SHORT TASK:
Go through the listing and set it down exactly, leaving out its pictures.

DATA BLOCK:
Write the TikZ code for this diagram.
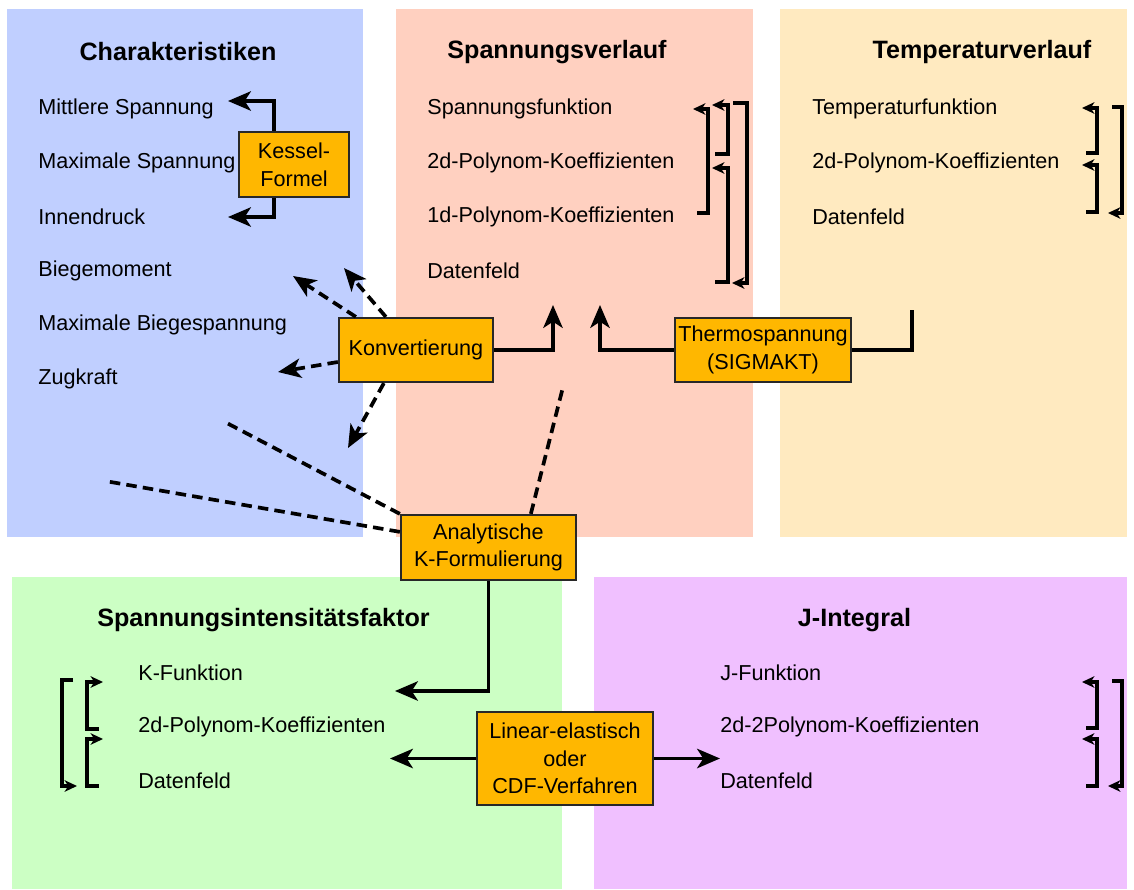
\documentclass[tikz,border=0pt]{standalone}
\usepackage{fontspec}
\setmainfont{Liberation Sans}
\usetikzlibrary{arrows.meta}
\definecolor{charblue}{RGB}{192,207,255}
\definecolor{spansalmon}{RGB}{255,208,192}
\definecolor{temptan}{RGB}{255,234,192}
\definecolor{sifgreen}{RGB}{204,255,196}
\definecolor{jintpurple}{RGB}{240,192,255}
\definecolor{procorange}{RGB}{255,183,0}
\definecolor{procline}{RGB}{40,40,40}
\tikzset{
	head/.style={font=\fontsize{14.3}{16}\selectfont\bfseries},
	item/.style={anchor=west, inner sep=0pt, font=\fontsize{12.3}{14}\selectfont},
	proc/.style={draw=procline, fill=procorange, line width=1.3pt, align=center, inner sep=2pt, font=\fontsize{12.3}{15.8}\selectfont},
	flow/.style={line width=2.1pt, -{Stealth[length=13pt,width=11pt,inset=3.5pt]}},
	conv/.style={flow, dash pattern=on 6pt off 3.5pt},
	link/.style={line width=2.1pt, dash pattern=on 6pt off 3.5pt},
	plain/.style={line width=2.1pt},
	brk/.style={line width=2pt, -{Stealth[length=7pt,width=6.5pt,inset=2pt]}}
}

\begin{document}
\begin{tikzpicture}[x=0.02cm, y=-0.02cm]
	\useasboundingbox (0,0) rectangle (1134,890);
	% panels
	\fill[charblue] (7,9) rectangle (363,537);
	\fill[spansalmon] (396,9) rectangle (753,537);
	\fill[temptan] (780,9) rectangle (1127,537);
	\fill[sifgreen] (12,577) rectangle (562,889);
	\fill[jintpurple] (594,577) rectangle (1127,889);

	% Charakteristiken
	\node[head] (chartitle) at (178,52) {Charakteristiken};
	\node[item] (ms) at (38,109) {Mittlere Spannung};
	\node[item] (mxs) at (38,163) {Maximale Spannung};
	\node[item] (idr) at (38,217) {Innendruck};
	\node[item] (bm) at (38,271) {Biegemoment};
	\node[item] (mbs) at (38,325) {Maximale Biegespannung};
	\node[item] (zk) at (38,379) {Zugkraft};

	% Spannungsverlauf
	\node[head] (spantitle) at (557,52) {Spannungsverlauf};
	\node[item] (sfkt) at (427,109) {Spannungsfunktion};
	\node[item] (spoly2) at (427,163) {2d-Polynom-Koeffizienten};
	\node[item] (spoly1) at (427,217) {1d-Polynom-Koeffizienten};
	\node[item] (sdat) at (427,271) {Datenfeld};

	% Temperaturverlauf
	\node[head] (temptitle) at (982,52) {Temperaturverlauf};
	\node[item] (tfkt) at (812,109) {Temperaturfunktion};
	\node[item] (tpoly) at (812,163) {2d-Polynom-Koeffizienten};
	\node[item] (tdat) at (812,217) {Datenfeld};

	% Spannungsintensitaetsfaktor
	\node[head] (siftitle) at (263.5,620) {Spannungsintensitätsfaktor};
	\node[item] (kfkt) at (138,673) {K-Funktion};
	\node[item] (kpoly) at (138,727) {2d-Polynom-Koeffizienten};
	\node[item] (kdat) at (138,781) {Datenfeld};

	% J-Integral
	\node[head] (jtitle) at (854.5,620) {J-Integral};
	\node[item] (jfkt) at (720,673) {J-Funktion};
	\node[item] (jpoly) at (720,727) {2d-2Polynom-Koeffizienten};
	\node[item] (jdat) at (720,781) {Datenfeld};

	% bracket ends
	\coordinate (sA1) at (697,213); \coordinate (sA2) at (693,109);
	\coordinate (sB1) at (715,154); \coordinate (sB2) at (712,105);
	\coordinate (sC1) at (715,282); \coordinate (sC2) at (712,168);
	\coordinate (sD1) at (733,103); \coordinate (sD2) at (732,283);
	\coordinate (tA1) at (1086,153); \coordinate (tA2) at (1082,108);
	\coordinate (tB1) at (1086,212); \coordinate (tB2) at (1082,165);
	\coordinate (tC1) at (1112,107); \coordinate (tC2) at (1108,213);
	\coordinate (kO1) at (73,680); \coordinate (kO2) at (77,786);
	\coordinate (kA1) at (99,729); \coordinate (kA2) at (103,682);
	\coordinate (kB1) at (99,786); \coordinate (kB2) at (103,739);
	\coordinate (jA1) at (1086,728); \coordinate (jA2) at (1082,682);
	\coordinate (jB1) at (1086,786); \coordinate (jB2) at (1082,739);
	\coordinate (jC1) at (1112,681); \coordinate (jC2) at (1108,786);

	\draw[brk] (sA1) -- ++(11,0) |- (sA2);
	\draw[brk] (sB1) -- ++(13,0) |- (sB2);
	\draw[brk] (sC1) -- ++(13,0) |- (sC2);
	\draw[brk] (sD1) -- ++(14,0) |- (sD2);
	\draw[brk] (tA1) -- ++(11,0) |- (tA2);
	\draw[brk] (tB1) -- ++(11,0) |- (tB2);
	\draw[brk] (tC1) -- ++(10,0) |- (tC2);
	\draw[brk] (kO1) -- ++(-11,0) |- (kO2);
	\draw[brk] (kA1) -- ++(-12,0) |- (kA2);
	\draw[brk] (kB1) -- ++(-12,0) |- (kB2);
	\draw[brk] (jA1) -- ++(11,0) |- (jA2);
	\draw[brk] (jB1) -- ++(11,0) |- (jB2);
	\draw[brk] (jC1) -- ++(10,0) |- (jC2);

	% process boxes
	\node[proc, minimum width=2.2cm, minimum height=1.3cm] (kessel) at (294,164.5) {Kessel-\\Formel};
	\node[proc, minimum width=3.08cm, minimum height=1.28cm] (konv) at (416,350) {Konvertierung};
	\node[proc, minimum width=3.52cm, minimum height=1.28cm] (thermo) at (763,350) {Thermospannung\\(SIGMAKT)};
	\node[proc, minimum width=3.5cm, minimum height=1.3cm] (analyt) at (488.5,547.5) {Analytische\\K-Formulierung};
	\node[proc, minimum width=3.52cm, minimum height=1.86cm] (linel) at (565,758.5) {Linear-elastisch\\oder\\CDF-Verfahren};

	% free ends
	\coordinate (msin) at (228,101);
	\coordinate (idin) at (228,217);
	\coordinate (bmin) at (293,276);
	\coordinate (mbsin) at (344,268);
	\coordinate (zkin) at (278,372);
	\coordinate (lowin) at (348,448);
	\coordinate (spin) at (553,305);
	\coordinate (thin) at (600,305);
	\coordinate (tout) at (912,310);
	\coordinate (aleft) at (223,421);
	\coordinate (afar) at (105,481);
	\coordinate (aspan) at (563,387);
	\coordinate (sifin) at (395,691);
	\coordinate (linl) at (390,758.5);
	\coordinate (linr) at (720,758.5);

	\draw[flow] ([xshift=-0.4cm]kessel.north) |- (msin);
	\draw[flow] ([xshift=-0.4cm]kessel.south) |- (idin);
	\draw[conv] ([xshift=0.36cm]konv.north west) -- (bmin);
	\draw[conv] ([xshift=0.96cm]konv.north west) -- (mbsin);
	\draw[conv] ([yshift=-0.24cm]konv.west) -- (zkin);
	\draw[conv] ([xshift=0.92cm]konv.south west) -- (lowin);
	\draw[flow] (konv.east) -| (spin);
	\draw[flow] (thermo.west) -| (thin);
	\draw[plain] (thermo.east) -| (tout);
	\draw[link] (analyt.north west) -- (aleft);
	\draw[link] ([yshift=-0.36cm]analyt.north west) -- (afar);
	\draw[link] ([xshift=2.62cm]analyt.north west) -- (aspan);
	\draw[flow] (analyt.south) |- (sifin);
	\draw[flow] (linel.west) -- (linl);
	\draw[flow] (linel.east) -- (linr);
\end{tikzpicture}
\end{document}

WRITTEN ANSWER:
Write the TikZ code for this diagram.
\documentclass[tikz,border=0pt]{standalone}
\usepackage{fontspec}
\setmainfont{Liberation Sans}
\usetikzlibrary{arrows.meta}
\definecolor{charblue}{RGB}{192,207,255}
\definecolor{spansalmon}{RGB}{255,208,192}
\definecolor{temptan}{RGB}{255,234,192}
\definecolor{sifgreen}{RGB}{204,255,196}
\definecolor{jintpurple}{RGB}{240,192,255}
\definecolor{procorange}{RGB}{255,183,0}
\definecolor{procline}{RGB}{40,40,40}
\tikzset{
	head/.style={font=\fontsize{14.3}{16}\selectfont\bfseries},
	item/.style={anchor=west, inner sep=0pt, font=\fontsize{12.3}{14}\selectfont},
	proc/.style={draw=procline, fill=procorange, line width=1.3pt, align=center, inner sep=2pt, font=\fontsize{12.3}{15.8}\selectfont},
	flow/.style={line width=2.1pt, -{Stealth[length=13pt,width=11pt,inset=3.5pt]}},
	conv/.style={flow, dash pattern=on 6pt off 3.5pt},
	link/.style={line width=2.1pt, dash pattern=on 6pt off 3.5pt},
	plain/.style={line width=2.1pt},
	brk/.style={line width=2pt, -{Stealth[length=7pt,width=6.5pt,inset=2pt]}}
}

\begin{document}
\begin{tikzpicture}[x=0.02cm, y=-0.02cm]
	\useasboundingbox (0,0) rectangle (1134,890);
	% panels
	\fill[charblue] (7,9) rectangle (363,537);
	\fill[spansalmon] (396,9) rectangle (753,537);
	\fill[temptan] (780,9) rectangle (1127,537);
	\fill[sifgreen] (12,577) rectangle (562,889);
	\fill[jintpurple] (594,577) rectangle (1127,889);

	% Charakteristiken
	\node[head] (chartitle) at (178,52) {Charakteristiken};
	\node[item] (ms) at (38,109) {Mittlere Spannung};
	\node[item] (mxs) at (38,163) {Maximale Spannung};
	\node[item] (idr) at (38,217) {Innendruck};
	\node[item] (bm) at (38,271) {Biegemoment};
	\node[item] (mbs) at (38,325) {Maximale Biegespannung};
	\node[item] (zk) at (38,379) {Zugkraft};

	% Spannungsverlauf
	\node[head] (spantitle) at (557,52) {Spannungsverlauf};
	\node[item] (sfkt) at (427,109) {Spannungsfunktion};
	\node[item] (spoly2) at (427,163) {2d-Polynom-Koeffizienten};
	\node[item] (spoly1) at (427,217) {1d-Polynom-Koeffizienten};
	\node[item] (sdat) at (427,271) {Datenfeld};

	% Temperaturverlauf
	\node[head] (temptitle) at (982,52) {Temperaturverlauf};
	\node[item] (tfkt) at (812,109) {Temperaturfunktion};
	\node[item] (tpoly) at (812,163) {2d-Polynom-Koeffizienten};
	\node[item] (tdat) at (812,217) {Datenfeld};

	% Spannungsintensitaetsfaktor
	\node[head] (siftitle) at (263.5,620) {Spannungsintensitätsfaktor};
	\node[item] (kfkt) at (138,673) {K-Funktion};
	\node[item] (kpoly) at (138,727) {2d-Polynom-Koeffizienten};
	\node[item] (kdat) at (138,781) {Datenfeld};

	% J-Integral
	\node[head] (jtitle) at (854.5,620) {J-Integral};
	\node[item] (jfkt) at (720,673) {J-Funktion};
	\node[item] (jpoly) at (720,727) {2d-2Polynom-Koeffizienten};
	\node[item] (jdat) at (720,781) {Datenfeld};

	% bracket ends
	\coordinate (sA1) at (697,213); \coordinate (sA2) at (693,109);
	\coordinate (sB1) at (715,154); \coordinate (sB2) at (712,105);
	\coordinate (sC1) at (715,282); \coordinate (sC2) at (712,168);
	\coordinate (sD1) at (733,103); \coordinate (sD2) at (732,283);
	\coordinate (tA1) at (1086,153); \coordinate (tA2) at (1082,108);
	\coordinate (tB1) at (1086,212); \coordinate (tB2) at (1082,165);
	\coordinate (tC1) at (1112,107); \coordinate (tC2) at (1108,213);
	\coordinate (kO1) at (73,680); \coordinate (kO2) at (77,786);
	\coordinate (kA1) at (99,729); \coordinate (kA2) at (103,682);
	\coordinate (kB1) at (99,786); \coordinate (kB2) at (103,739);
	\coordinate (jA1) at (1086,728); \coordinate (jA2) at (1082,682);
	\coordinate (jB1) at (1086,786); \coordinate (jB2) at (1082,739);
	\coordinate (jC1) at (1112,681); \coordinate (jC2) at (1108,786);

	\draw[brk] (sA1) -- ++(11,0) |- (sA2);
	\draw[brk] (sB1) -- ++(13,0) |- (sB2);
	\draw[brk] (sC1) -- ++(13,0) |- (sC2);
	\draw[brk] (sD1) -- ++(14,0) |- (sD2);
	\draw[brk] (tA1) -- ++(11,0) |- (tA2);
	\draw[brk] (tB1) -- ++(11,0) |- (tB2);
	\draw[brk] (tC1) -- ++(10,0) |- (tC2);
	\draw[brk] (kO1) -- ++(-11,0) |- (kO2);
	\draw[brk] (kA1) -- ++(-12,0) |- (kA2);
	\draw[brk] (kB1) -- ++(-12,0) |- (kB2);
	\draw[brk] (jA1) -- ++(11,0) |- (jA2);
	\draw[brk] (jB1) -- ++(11,0) |- (jB2);
	\draw[brk] (jC1) -- ++(10,0) |- (jC2);

	% process boxes
	\node[proc, minimum width=2.2cm, minimum height=1.3cm] (kessel) at (294,164.5) {Kessel-\\Formel};
	\node[proc, minimum width=3.08cm, minimum height=1.28cm] (konv) at (416,350) {Konvertierung};
	\node[proc, minimum width=3.52cm, minimum height=1.28cm] (thermo) at (763,350) {Thermospannung\\(SIGMAKT)};
	\node[proc, minimum width=3.5cm, minimum height=1.3cm] (analyt) at (488.5,547.5) {Analytische\\K-Formulierung};
	\node[proc, minimum width=3.52cm, minimum height=1.86cm] (linel) at (565,758.5) {Linear-elastisch\\oder\\CDF-Verfahren};

	% free ends
	\coordinate (msin) at (228,101);
	\coordinate (idin) at (228,217);
	\coordinate (bmin) at (293,276);
	\coordinate (mbsin) at (344,268);
	\coordinate (zkin) at (278,372);
	\coordinate (lowin) at (348,448);
	\coordinate (spin) at (553,305);
	\coordinate (thin) at (600,305);
	\coordinate (tout) at (912,310);
	\coordinate (aleft) at (223,421);
	\coordinate (afar) at (105,481);
	\coordinate (aspan) at (563,387);
	\coordinate (sifin) at (395,691);
	\coordinate (linl) at (390,758.5);
	\coordinate (linr) at (720,758.5);

	\draw[flow] ([xshift=-0.4cm]kessel.north) |- (msin);
	\draw[flow] ([xshift=-0.4cm]kessel.south) |- (idin);
	\draw[conv] ([xshift=0.36cm]konv.north west) -- (bmin);
	\draw[conv] ([xshift=0.96cm]konv.north west) -- (mbsin);
	\draw[conv] ([yshift=-0.24cm]konv.west) -- (zkin);
	\draw[conv] ([xshift=0.92cm]konv.south west) -- (lowin);
	\draw[flow] (konv.east) -| (spin);
	\draw[flow] (thermo.west) -| (thin);
	\draw[plain] (thermo.east) -| (tout);
	\draw[link] (analyt.north west) -- (aleft);
	\draw[link] ([yshift=-0.36cm]analyt.north west) -- (afar);
	\draw[link] ([xshift=2.62cm]analyt.north west) -- (aspan);
	\draw[flow] (analyt.south) |- (sifin);
	\draw[flow] (linel.west) -- (linl);
	\draw[flow] (linel.east) -- (linr);
\end{tikzpicture}
\end{document}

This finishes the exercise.